There has never been another birthday party like it — accomplished LDS musicians of international reputation, 21,000 guests, marvelous music, laughter and "happy birthday" led by Gladys Knight.
"I shall remember this occasion for the remainder of my life, and I hope that will be a long time," said President Gordon B. Hinckley at the conclusion of his 90th birthday celebration June 23 in the Church's Conference Center.
"What a birthday party this has been. I don't think there has ever been one like it before. I don't know if there will ever be one like it again — unless I can make it to 100."
President Hinckley hosted "An Evening of Celebration," featuring distinguished musicians, the Mormon Tabernacle Choir and the Orchestra at Temple Square. His counselors in the First Presidency, President Thomas S. Monson and President James E. Faust, offered the invocation and benediction, respectively.
President Hinckley explained the party was not for him, but instead was his gift to those who have touched his life. "Tonight," he said, "is my opportunity to give something back to the community in which I have spent most of my life, and to the many wonderful people here and throughout the world who, for all of these years, have shown me kindness and touched me with their goodness."
Members throughout the United States, Canada and Latin America watched the program live, via the Church satellite system. The event, also shown live on KBYU TV in Utah, was rebroadcast to European stake centers June 24.
President Hinckley thanked those in attendance, including members of other churches, and expressed regret that more could not have participated. He then expressed appreciation to the accomplished musicians who have performed in the great theaters, concerts halls and assembly halls of the world and who have distinguished themselves before the most discerning audiences. All volunteered their time for the concert.
Michael Ballam, director of the Utah Festival Opera in Logan presented "Without a Song" from the musical Great Day, first performed in 1929 when President Hinckley was a sophomore at the University of Utah.
Stanford Olsen, who has appeared more than 150 times with the Metropolitan Opera, sang "O Danny Boy" — a song President Hinckley first heard 67 years ago while docked at Cobh, Ireland, en route to his mission in England.
Robert Peterson, a Broadway soloist, performed "The Impossible Dream" from "Man of La Mancha."
"My life has spanned much of modern history, from 1910 when the average man or woman in America had a life expectancy of less than 50 years, to this wonderful turn of the century when, on average, we may expect to live more than 75 years," President Hinckley said. "It has been a fulfillment of 'The Impossible Dream.' "
Gladys Knight, a pop vocalist known throughout the world and recognized with three Grammy Awards; Ariel Bybee, who performed 18 consecutive seasons in more than 400 roles at the Metropolitan Opera; Jenny Oaks Baker, a member of the National Symphony Orchestra and daughter of Elder Dallin H. Oaks of the Quorum of the Twelve; Vanessa Ballam, former Miss Utah; Jerold and JoAnn Ottley, former director and voice coach of the Tabernacle Choir; and Robert C. Bowden, retired director of the former Mormon Youth Chorus and Symphony, were also part of the celebration.

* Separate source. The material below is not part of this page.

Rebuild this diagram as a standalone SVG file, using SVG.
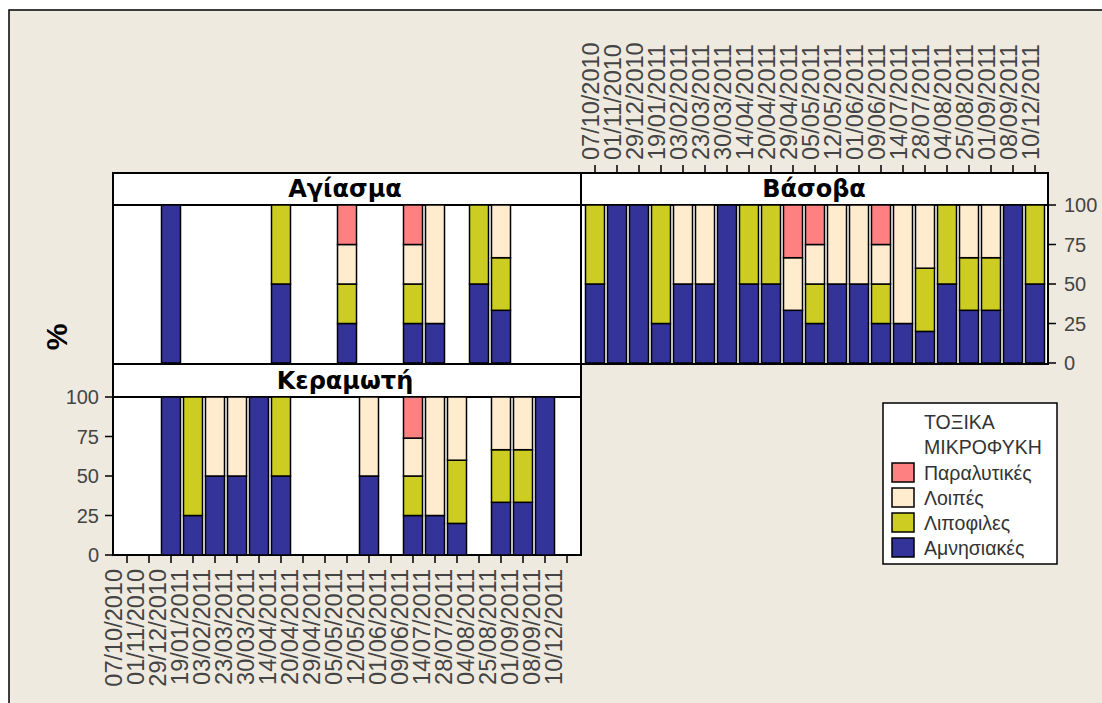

Craig Jessop, Tabernacle Choir director, and Mack Wilberg and Barlow Bradford, associate directors, took turns directing the choir and orchestra. Piano accompaniment for some of the selections was provided by John Fluker and Lawrence Gee.

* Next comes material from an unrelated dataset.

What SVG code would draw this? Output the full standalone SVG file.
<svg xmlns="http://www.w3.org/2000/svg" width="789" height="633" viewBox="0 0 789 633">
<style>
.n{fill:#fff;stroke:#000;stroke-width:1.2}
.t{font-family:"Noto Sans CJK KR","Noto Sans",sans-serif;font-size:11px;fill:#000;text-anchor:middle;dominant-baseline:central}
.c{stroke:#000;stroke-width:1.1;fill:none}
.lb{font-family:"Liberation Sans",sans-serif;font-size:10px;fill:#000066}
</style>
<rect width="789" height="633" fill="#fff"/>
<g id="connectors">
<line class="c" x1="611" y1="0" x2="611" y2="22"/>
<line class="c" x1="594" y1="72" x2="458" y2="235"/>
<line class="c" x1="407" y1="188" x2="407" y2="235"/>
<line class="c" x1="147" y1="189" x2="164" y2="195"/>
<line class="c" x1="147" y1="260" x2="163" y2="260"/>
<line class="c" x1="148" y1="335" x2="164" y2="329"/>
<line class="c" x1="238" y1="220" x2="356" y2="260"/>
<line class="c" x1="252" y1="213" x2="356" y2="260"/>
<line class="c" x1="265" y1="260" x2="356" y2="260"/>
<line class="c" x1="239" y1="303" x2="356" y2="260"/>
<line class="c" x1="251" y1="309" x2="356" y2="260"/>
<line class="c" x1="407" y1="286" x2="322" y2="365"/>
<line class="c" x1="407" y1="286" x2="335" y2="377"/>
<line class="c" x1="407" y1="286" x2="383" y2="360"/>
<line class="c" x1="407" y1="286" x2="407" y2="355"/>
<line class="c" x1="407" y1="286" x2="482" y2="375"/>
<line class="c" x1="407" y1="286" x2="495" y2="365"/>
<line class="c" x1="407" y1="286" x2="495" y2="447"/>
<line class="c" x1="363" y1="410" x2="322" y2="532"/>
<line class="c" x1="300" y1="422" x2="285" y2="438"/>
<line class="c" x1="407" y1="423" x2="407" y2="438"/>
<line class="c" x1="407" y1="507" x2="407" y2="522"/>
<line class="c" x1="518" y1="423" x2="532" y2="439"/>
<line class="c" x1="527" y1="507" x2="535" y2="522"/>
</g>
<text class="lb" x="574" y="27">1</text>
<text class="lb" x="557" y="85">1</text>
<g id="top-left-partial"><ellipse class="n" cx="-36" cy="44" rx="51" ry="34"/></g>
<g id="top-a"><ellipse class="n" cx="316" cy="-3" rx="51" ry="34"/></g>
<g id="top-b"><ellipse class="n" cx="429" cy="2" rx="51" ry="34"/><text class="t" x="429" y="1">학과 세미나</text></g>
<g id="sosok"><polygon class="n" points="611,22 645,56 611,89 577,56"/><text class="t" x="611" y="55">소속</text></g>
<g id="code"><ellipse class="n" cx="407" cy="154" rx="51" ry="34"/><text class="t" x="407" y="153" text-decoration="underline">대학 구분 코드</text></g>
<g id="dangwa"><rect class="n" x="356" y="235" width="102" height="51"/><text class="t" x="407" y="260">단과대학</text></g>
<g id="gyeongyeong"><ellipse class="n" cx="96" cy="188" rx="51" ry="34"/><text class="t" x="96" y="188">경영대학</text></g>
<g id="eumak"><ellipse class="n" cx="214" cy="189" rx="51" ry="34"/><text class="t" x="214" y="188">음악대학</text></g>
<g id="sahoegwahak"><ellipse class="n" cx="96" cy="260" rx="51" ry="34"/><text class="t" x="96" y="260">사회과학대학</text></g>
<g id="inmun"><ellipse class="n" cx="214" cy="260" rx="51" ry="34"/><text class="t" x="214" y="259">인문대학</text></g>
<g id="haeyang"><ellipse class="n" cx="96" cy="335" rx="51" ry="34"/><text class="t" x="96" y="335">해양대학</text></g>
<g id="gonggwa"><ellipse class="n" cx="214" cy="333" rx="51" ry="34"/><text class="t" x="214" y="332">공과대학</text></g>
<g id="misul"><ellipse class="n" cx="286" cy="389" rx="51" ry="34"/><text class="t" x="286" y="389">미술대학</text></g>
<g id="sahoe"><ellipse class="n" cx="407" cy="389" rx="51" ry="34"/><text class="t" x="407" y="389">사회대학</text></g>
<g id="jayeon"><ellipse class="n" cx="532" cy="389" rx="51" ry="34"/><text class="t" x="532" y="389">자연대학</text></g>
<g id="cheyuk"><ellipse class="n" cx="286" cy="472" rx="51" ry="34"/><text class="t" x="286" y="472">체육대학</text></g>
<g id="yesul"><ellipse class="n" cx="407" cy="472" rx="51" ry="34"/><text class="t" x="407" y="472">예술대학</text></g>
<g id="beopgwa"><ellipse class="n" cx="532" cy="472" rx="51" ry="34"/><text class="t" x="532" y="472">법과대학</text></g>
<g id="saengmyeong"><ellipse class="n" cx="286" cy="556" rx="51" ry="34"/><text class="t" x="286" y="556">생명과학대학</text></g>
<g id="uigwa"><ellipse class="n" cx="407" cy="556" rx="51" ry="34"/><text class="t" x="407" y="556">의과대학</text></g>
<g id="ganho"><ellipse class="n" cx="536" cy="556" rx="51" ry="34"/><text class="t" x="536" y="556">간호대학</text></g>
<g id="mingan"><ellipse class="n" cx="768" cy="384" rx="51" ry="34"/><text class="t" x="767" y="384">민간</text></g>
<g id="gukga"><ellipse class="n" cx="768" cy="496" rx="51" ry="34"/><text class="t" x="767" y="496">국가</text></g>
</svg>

Sister Bybee said that President Hinckley personally invited the soloists to perform on the program and requested the musical selections.
"President Hinckley proved how important good music is to him by putting on an evening like this," she told the Church News. "It raised the standard of excellence for live music, for good music, in the Church."
Sister Baker said she felt blessed to be a part of the performance, as did the other artists who love the Church and have a deep respect for President Hinckley. It was an extraordinary event, she said.
One of the lighter moments of the evening came as President Hinckley, with characteristic wit, introduced Gladys Knight. "She once told me that she enjoyed everything about this Church except the music," President Hinckley said, recounting his first meeting with Sister Knight, who joined the Church Aug. 11, 1997.
Later, at the conclusion of the program, Sister Knight walked with President Hinckley to the podium.
"President Hinckley," she said, "if it is OK with you I would like to clarify something. I love the music of this Church as I love this Church. It is just that I knew when I came I may have a little withdrawal, because of the foot stomping and hand clapping that I am used to."
Sister Knight called it an honor to perform in front of the Mormon Tabernacle Choir and with the other fine LDS musicians during the program — which had neither dull nor raucous moments. "My heart is happy," she said, "because we met in the middle tonight."